The Benelux Convention on Intellectual Property (BCIP) has been amended as of June 1st. The Benelux Office for Intellectual Property (BOIP) will have new prerogatives as revocation and invalidation actions can be brought before it and the Benelux Court of Justice (BCJ) is now the competent body for appeals against the decisions of the BOIP.
1. New proceedings before the BOIP
The BOIP is now authorised to rule on invalidity claims based on absolute grounds, meaning that a trademark may be declared invalid because it has lost its distinctive character. The BOIP can also revoke a trademark if it has not been put to genuine use during a period of at least five years.
This new proceeding will be very similar to the opposition procedure with time-limits of two months, same language regime and final say for the defendant. The costs will be limited compared to the traditional court proceedings: the official cost is EUR 1.400 + additional fees for claims involving more than 3 trademarks.
The current possibility to bring the matter before the courts of Member States of the Benelux remains and may be a good option if your main goal is to delay a decision on the validity or the revocation of a trademark.
A new ground for opposition has been implemented for the owners of well-known trademarks acting against later similar trademarks for non-similar goods and services, which take unfair advantage of, or are detrimental to, the distinctive character of the well-known trademark. This possibility which already exists for EU trademark owners before the EUIPO is now possible in Benelux as well.

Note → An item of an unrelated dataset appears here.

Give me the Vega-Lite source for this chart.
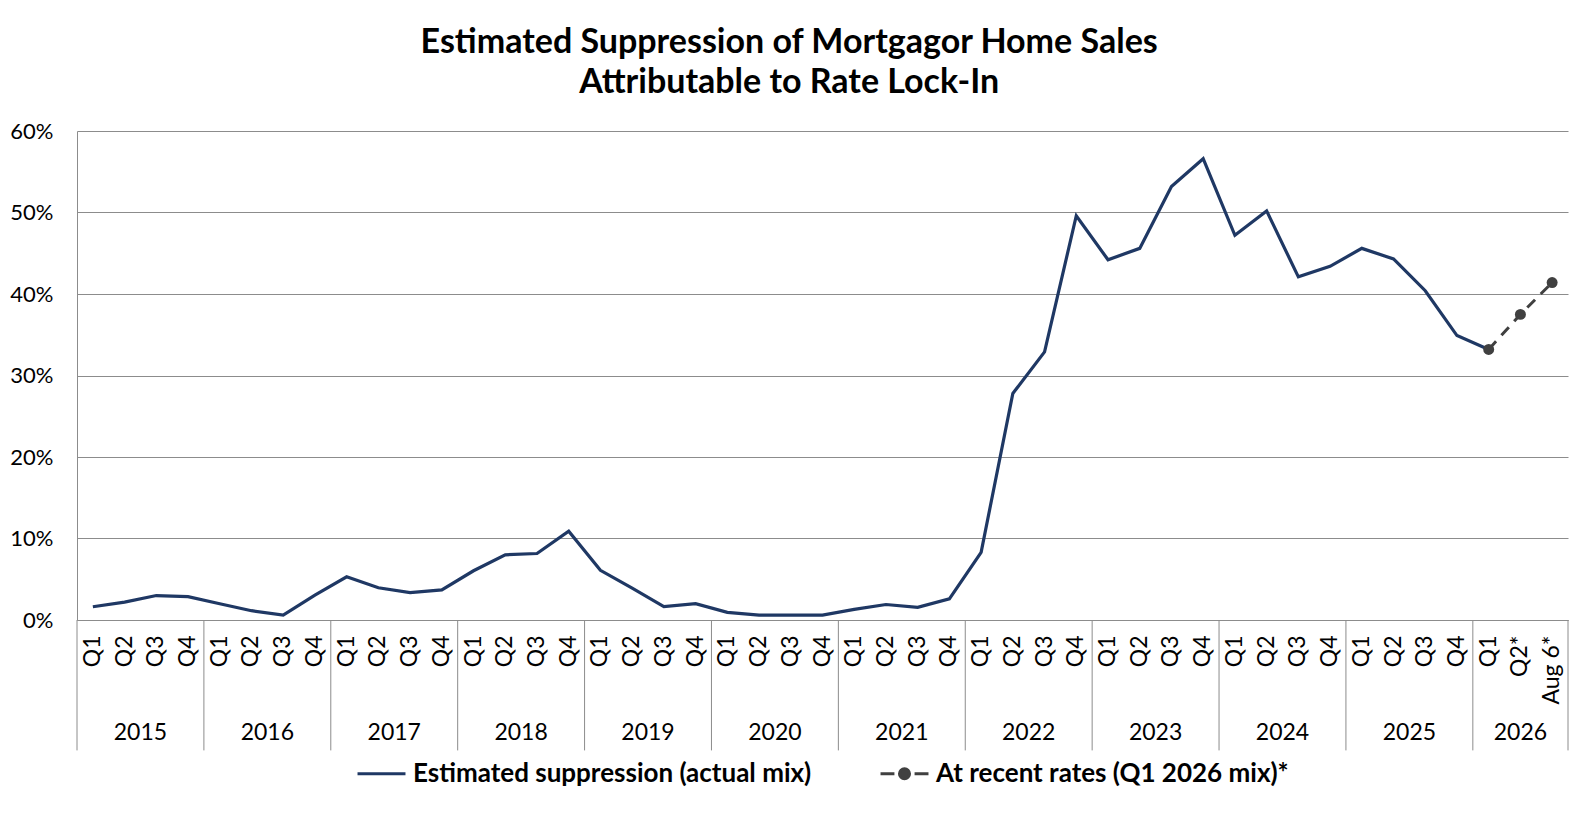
{
  "$schema": "https://vega.github.io/schema/vega-lite/v6.json",
  "width": 1491,
  "height": 489,
  "autosize": {"type": "none"},
  "padding": {"left": 77, "top": 131, "right": 24, "bottom": 200},
  "background": "white",
  "title": {
    "text": ["Estimated Suppression of Mortgagor Home Sales", "Attributable to Rate Lock-In"],
    "font": "Lato",
    "fontSize": 34,
    "fontWeight": "bold",
    "color": "black",
    "lineHeight": 40,
    "anchor": "middle",
    "frame": "bounds",
    "offset": 20
  },
  "config": {
    "font": "Lato",
    "view": {"stroke": null},
    "axis": {"labelFont": "Lato", "labelColor": "black", "domainColor": "#8c8c8c", "gridColor": "#8c8c8c"},
    "legend": {"layout": {"bottom": {"anchor": "middle"}}}
  },
  "data": {
    "values": [
      {"cat": "2015|Q1", "q": "Q1", "year": "2015", "series": "Estimated suppression (actual mix)", "v": 0.0163},
      {"cat": "2015|Q2", "q": "Q2", "year": "2015", "series": "Estimated suppression (actual mix)", "v": 0.022},
      {"cat": "2015|Q3", "q": "Q3", "year": "2015", "series": "Estimated suppression (actual mix)", "v": 0.030},
      {"cat": "2015|Q4", "q": "Q4", "year": "2015", "series": "Estimated suppression (actual mix)", "v": 0.0286},
      {"cat": "2016|Q1", "q": "Q1", "year": "2016", "series": "Estimated suppression (actual mix)", "v": 0.020},
      {"cat": "2016|Q2", "q": "Q2", "year": "2016", "series": "Estimated suppression (actual mix)", "v": 0.0114},
      {"cat": "2016|Q3", "q": "Q3", "year": "2016", "series": "Estimated suppression (actual mix)", "v": 0.006},
      {"cat": "2016|Q4", "q": "Q4", "year": "2016", "series": "Estimated suppression (actual mix)", "v": 0.0306},
      {"cat": "2017|Q1", "q": "Q1", "year": "2017", "series": "Estimated suppression (actual mix)", "v": 0.053},
      {"cat": "2017|Q2", "q": "Q2", "year": "2017", "series": "Estimated suppression (actual mix)", "v": 0.0396},
      {"cat": "2017|Q3", "q": "Q3", "year": "2017", "series": "Estimated suppression (actual mix)", "v": 0.0335},
      {"cat": "2017|Q4", "q": "Q4", "year": "2017", "series": "Estimated suppression (actual mix)", "v": 0.037},
      {"cat": "2018|Q1", "q": "Q1", "year": "2018", "series": "Estimated suppression (actual mix)", "v": 0.0604},
      {"cat": "2018|Q2", "q": "Q2", "year": "2018", "series": "Estimated suppression (actual mix)", "v": 0.080},
      {"cat": "2018|Q3", "q": "Q3", "year": "2018", "series": "Estimated suppression (actual mix)", "v": 0.0816},
      {"cat": "2018|Q4", "q": "Q4", "year": "2018", "series": "Estimated suppression (actual mix)", "v": 0.109},
      {"cat": "2019|Q1", "q": "Q1", "year": "2019", "series": "Estimated suppression (actual mix)", "v": 0.061},
      {"cat": "2019|Q2", "q": "Q2", "year": "2019", "series": "Estimated suppression (actual mix)", "v": 0.039},
      {"cat": "2019|Q3", "q": "Q3", "year": "2019", "series": "Estimated suppression (actual mix)", "v": 0.0163},
      {"cat": "2019|Q4", "q": "Q4", "year": "2019", "series": "Estimated suppression (actual mix)", "v": 0.020},
      {"cat": "2020|Q1", "q": "Q1", "year": "2020", "series": "Estimated suppression (actual mix)", "v": 0.0094},
      {"cat": "2020|Q2", "q": "Q2", "year": "2020", "series": "Estimated suppression (actual mix)", "v": 0.006},
      {"cat": "2020|Q3", "q": "Q3", "year": "2020", "series": "Estimated suppression (actual mix)", "v": 0.006},
      {"cat": "2020|Q4", "q": "Q4", "year": "2020", "series": "Estimated suppression (actual mix)", "v": 0.006},
      {"cat": "2021|Q1", "q": "Q1", "year": "2021", "series": "Estimated suppression (actual mix)", "v": 0.013},
      {"cat": "2021|Q2", "q": "Q2", "year": "2021", "series": "Estimated suppression (actual mix)", "v": 0.019},
      {"cat": "2021|Q3", "q": "Q3", "year": "2021", "series": "Estimated suppression (actual mix)", "v": 0.0155},
      {"cat": "2021|Q4", "q": "Q4", "year": "2021", "series": "Estimated suppression (actual mix)", "v": 0.026},
      {"cat": "2022|Q1", "q": "Q1", "year": "2022", "series": "Estimated suppression (actual mix)", "v": 0.083},
      {"cat": "2022|Q2", "q": "Q2", "year": "2022", "series": "Estimated suppression (actual mix)", "v": 0.278},
      {"cat": "2022|Q3", "q": "Q3", "year": "2022", "series": "Estimated suppression (actual mix)", "v": 0.329},
      {"cat": "2022|Q4", "q": "Q4", "year": "2022", "series": "Estimated suppression (actual mix)", "v": 0.496},
      {"cat": "2023|Q1", "q": "Q1", "year": "2023", "series": "Estimated suppression (actual mix)", "v": 0.442},
      {"cat": "2023|Q2", "q": "Q2", "year": "2023", "series": "Estimated suppression (actual mix)", "v": 0.456},
      {"cat": "2023|Q3", "q": "Q3", "year": "2023", "series": "Estimated suppression (actual mix)", "v": 0.532},
      {"cat": "2023|Q4", "q": "Q4", "year": "2023", "series": "Estimated suppression (actual mix)", "v": 0.566},
      {"cat": "2024|Q1", "q": "Q1", "year": "2024", "series": "Estimated suppression (actual mix)", "v": 0.472},
      {"cat": "2024|Q2", "q": "Q2", "year": "2024", "series": "Estimated suppression (actual mix)", "v": 0.502},
      {"cat": "2024|Q3", "q": "Q3", "year": "2024", "series": "Estimated suppression (actual mix)", "v": 0.421},
      {"cat": "2024|Q4", "q": "Q4", "year": "2024", "series": "Estimated suppression (actual mix)", "v": 0.434},
      {"cat": "2025|Q1", "q": "Q1", "year": "2025", "series": "Estimated suppression (actual mix)", "v": 0.456},
      {"cat": "2025|Q2", "q": "Q2", "year": "2025", "series": "Estimated suppression (actual mix)", "v": 0.443},
      {"cat": "2025|Q3", "q": "Q3", "year": "2025", "series": "Estimated suppression (actual mix)", "v": 0.404},
      {"cat": "2025|Q4", "q": "Q4", "year": "2025", "series": "Estimated suppression (actual mix)", "v": 0.349},
      {"cat": "2026|Q1", "q": "Q1", "year": "2026", "series": "Estimated suppression (actual mix)", "v": 0.332},
      {"cat": "2026|Q1", "q": "Q1", "year": "2026", "series": "At recent rates (Q1 2026 mix)*", "v": 0.332},
      {"cat": "2026|Q2*", "q": "Q2*", "year": "2026", "series": "At recent rates (Q1 2026 mix)*", "v": 0.375},
      {"cat": "2026|Aug 6*", "q": "Aug 6*", "year": "2026", "series": "At recent rates (Q1 2026 mix)*", "v": 0.414}
    ]
  },
  "encoding": {
    "x": {
      "field": "cat",
      "type": "nominal",
      "title": null,
      "scale": {
        "domain": [
          "2015|Q1", "2015|Q2", "2015|Q3", "2015|Q4",
          "2016|Q1", "2016|Q2", "2016|Q3", "2016|Q4",
          "2017|Q1", "2017|Q2", "2017|Q3", "2017|Q4",
          "2018|Q1", "2018|Q2", "2018|Q3", "2018|Q4",
          "2019|Q1", "2019|Q2", "2019|Q3", "2019|Q4",
          "2020|Q1", "2020|Q2", "2020|Q3", "2020|Q4",
          "2021|Q1", "2021|Q2", "2021|Q3", "2021|Q4",
          "2022|Q1", "2022|Q2", "2022|Q3", "2022|Q4",
          "2023|Q1", "2023|Q2", "2023|Q3", "2023|Q4",
          "2024|Q1", "2024|Q2", "2024|Q3", "2024|Q4",
          "2025|Q1", "2025|Q2", "2025|Q3", "2025|Q4",
          "2026|Q1", "2026|Q2*", "2026|Aug 6*"
        ],
        "type": "band",
        "paddingInner": 0,
        "paddingOuter": 0
      },
      "axis": {
        "labelExpr": "split(datum.value, '|')[1]",
        "labelAngle": 270,
        "labelAlign": "right",
        "labelBaseline": "middle",
        "labelFontSize": 23,
        "labelPadding": 15,
        "ticks": false,
        "grid": false,
        "domainWidth": 1
      }
    },
    "y": {
      "field": "v",
      "type": "quantitative",
      "title": null,
      "scale": {"domain": [0, 0.6], "nice": false},
      "axis": {
        "values": [0, 0.1, 0.2, 0.3, 0.4, 0.5, 0.6],
        "format": ".0%",
        "labelFontSize": 22,
        "labelPadding": 24,
        "ticks": false,
        "gridWidth": 1,
        "domainWidth": 1
      }
    },
    "color": {
      "field": "series",
      "type": "nominal",
      "scale": {
        "domain": ["Estimated suppression (actual mix)", "At recent rates (Q1 2026 mix)*"],
        "range": ["#1f3864", "#404040"]
      },
      "legend": {
        "title": null,
        "orient": "bottom",
        "direction": "horizontal",
        "labelFont": "Lato",
        "labelFontSize": 26,
        "labelFontWeight": "bold",
        "labelColor": "black",
        "symbolSize": 2300,
        "symbolOpacity": 1,
        "symbolStrokeWidth": 3,
        "symbolType": "M-1,0H1",
        "columnPadding": 62,
        "labelLimit": 700,
        "labelOffset": 6,
        "offset": 43,
        "encode": {
          "symbols": {
            "update": {
              "shape": {"signal": "datum.value === 'At recent rates (Q1 2026 mix)*' ? 'M-1,0H-0.42M0.42,0H1M-0.21,0A0.21,0.21 0 1,1 0.21,0A0.21,0.21 0 1,1 -0.21,0Z' : 'M-1,0H1'"},
              "fill": {"scale": "color", "field": "value"},
              "stroke": {"scale": "color", "field": "value"},
              "strokeWidth": {"value": 3}
            }
          }
        }
      }
    }
  },
  "layer": [
    {
      "transform": [{"filter": "datum.q === 'Q1' && datum.series === 'Estimated suppression (actual mix)'"}],
      "mark": {"type": "rule", "strokeWidth": 1},
      "encoding": {
        "x": {"field": "cat", "type": "nominal", "bandPosition": 0},
        "y": {"datum": 0},
        "y2": {"datum": -0.16},
        "color": {"value": "#8c8c8c"}
      }
    },
    {
      "transform": [{"filter": "datum.cat === '2026|Aug 6*'"}],
      "mark": {"type": "rule", "strokeWidth": 1},
      "encoding": {
        "x": {"field": "cat", "type": "nominal", "bandPosition": 1},
        "y": {"datum": 0},
        "y2": {"datum": -0.16},
        "color": {"value": "#8c8c8c"}
      }
    },
    {
      "transform": [{"filter": "datum.q === 'Q3' && datum.year !== '2026'"}],
      "mark": {"type": "text", "font": "Lato", "fontSize": 23, "baseline": "middle", "align": "center"},
      "encoding": {
        "x": {"field": "cat", "type": "nominal", "bandPosition": 0},
        "y": {"datum": -0.139},
        "text": {"field": "year"},
        "color": {"value": "black"}
      }
    },
    {
      "transform": [{"filter": "datum.q === 'Q2*'"}],
      "mark": {"type": "text", "font": "Lato", "fontSize": 23, "baseline": "middle", "align": "center"},
      "encoding": {
        "x": {"field": "cat", "type": "nominal", "bandPosition": 0.5},
        "y": {"datum": -0.139},
        "text": {"field": "year"},
        "color": {"value": "black"}
      }
    },
    {
      "transform": [{"filter": "datum.series === 'Estimated suppression (actual mix)'"}],
      "mark": {"type": "line", "strokeWidth": 3.2}
    },
    {
      "transform": [{"filter": "datum.series === 'At recent rates (Q1 2026 mix)*'"}],
      "mark": {"type": "line", "strokeWidth": 3, "strokeDash": [11, 8]}
    },
    {
      "transform": [{"filter": "datum.series === 'At recent rates (Q1 2026 mix)*'"}],
      "mark": {"type": "point", "filled": true, "shape": "circle", "size": 120, "opacity": 1}
    }
  ]
}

2. New appeal procedure before the BCJ
Before June 1st, all appeals against decisions of the BOIP in relation to a refusal to register a trademark (absolute grounds) and in relation to an opposition (relative grounds), were brought before the courts of appeal of Brussels, The Hague or Luxembourg. The jurisprudence was starting to differ from country to country, generating a risk of “forum shopping”. The centralization of appeals is a good remedy to avoid this.
The Second Chamber of the BCJ, which is composed of judges from the national courts of appeal of the Benelux Member States, will rule on all appeals against the BOIP’s decisions. The BCJ is located in Luxemburg.
This new system is very good news for the Benelux as it simplifies the current system while ensuring consistency of the Benelux trademark law.